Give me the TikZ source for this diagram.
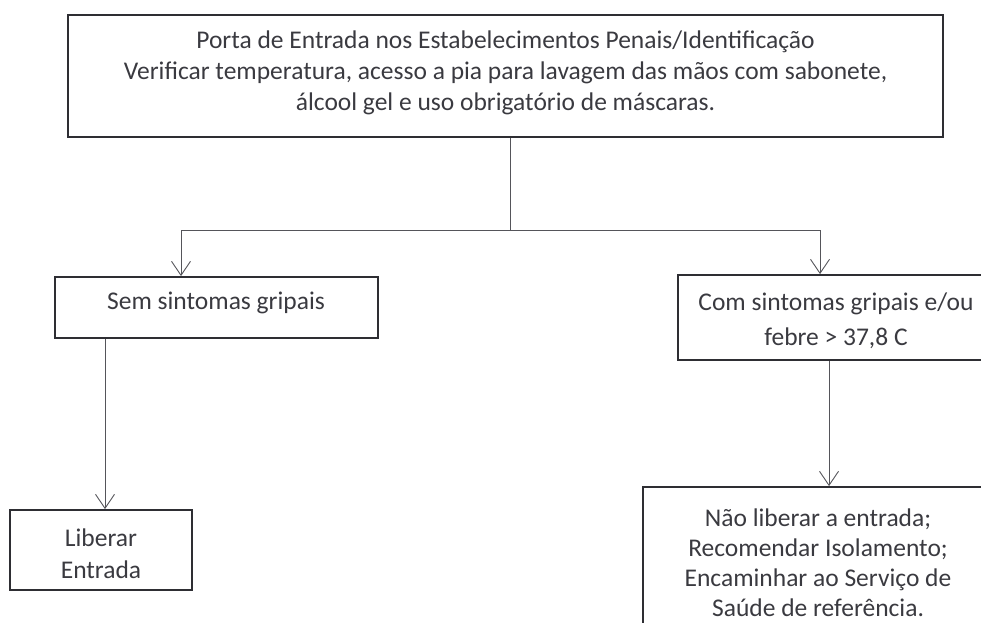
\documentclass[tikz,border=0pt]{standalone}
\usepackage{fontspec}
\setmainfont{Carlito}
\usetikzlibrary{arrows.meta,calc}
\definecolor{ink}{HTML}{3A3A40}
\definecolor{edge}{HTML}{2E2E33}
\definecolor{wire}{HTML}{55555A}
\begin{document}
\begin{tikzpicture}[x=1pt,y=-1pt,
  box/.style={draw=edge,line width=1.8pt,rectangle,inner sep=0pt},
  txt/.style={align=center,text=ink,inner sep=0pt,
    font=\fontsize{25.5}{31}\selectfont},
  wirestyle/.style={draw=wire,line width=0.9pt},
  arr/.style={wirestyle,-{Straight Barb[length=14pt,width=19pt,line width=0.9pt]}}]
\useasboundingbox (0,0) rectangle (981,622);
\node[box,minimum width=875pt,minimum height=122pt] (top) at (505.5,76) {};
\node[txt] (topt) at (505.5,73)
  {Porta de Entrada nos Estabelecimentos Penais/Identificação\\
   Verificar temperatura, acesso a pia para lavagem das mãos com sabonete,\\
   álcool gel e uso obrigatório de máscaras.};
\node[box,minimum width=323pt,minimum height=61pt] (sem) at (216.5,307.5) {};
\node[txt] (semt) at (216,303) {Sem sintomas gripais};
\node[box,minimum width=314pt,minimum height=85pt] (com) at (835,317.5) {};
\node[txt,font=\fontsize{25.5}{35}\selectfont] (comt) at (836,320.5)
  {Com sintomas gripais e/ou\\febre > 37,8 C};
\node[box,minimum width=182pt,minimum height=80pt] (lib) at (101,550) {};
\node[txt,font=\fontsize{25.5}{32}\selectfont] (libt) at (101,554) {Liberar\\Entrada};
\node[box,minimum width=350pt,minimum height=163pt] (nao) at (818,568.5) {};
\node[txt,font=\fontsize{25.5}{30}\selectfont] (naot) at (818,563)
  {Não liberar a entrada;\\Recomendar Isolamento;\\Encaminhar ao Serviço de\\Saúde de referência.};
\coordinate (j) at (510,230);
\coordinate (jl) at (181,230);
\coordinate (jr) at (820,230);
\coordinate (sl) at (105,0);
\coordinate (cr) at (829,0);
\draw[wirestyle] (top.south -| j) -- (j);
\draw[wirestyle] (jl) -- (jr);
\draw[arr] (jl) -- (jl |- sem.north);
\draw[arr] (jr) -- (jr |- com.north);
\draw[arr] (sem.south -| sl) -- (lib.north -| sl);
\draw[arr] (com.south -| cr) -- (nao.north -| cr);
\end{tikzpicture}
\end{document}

• _Given exercise_
In the copy, include no pictures; restate the listing above exactly.

• _Answer to this task_
Give me the TikZ source for this diagram.
\documentclass[tikz,border=0pt]{standalone}
\usepackage{fontspec}
\setmainfont{Carlito}
\usetikzlibrary{arrows.meta,calc}
\definecolor{ink}{HTML}{3A3A40}
\definecolor{edge}{HTML}{2E2E33}
\definecolor{wire}{HTML}{55555A}
\begin{document}
\begin{tikzpicture}[x=1pt,y=-1pt,
  box/.style={draw=edge,line width=1.8pt,rectangle,inner sep=0pt},
  txt/.style={align=center,text=ink,inner sep=0pt,
    font=\fontsize{25.5}{31}\selectfont},
  wirestyle/.style={draw=wire,line width=0.9pt},
  arr/.style={wirestyle,-{Straight Barb[length=14pt,width=19pt,line width=0.9pt]}}]
\useasboundingbox (0,0) rectangle (981,622);
\node[box,minimum width=875pt,minimum height=122pt] (top) at (505.5,76) {};
\node[txt] (topt) at (505.5,73)
  {Porta de Entrada nos Estabelecimentos Penais/Identificação\\
   Verificar temperatura, acesso a pia para lavagem das mãos com sabonete,\\
   álcool gel e uso obrigatório de máscaras.};
\node[box,minimum width=323pt,minimum height=61pt] (sem) at (216.5,307.5) {};
\node[txt] (semt) at (216,303) {Sem sintomas gripais};
\node[box,minimum width=314pt,minimum height=85pt] (com) at (835,317.5) {};
\node[txt,font=\fontsize{25.5}{35}\selectfont] (comt) at (836,320.5)
  {Com sintomas gripais e/ou\\febre > 37,8 C};
\node[box,minimum width=182pt,minimum height=80pt] (lib) at (101,550) {};
\node[txt,font=\fontsize{25.5}{32}\selectfont] (libt) at (101,554) {Liberar\\Entrada};
\node[box,minimum width=350pt,minimum height=163pt] (nao) at (818,568.5) {};
\node[txt,font=\fontsize{25.5}{30}\selectfont] (naot) at (818,563)
  {Não liberar a entrada;\\Recomendar Isolamento;\\Encaminhar ao Serviço de\\Saúde de referência.};
\coordinate (j) at (510,230);
\coordinate (jl) at (181,230);
\coordinate (jr) at (820,230);
\coordinate (sl) at (105,0);
\coordinate (cr) at (829,0);
\draw[wirestyle] (top.south -| j) -- (j);
\draw[wirestyle] (jl) -- (jr);
\draw[arr] (jl) -- (jl |- sem.north);
\draw[arr] (jr) -- (jr |- com.north);
\draw[arr] (sem.south -| sl) -- (lib.north -| sl);
\draw[arr] (com.south -| cr) -- (nao.north -| cr);
\end{tikzpicture}
\end{document}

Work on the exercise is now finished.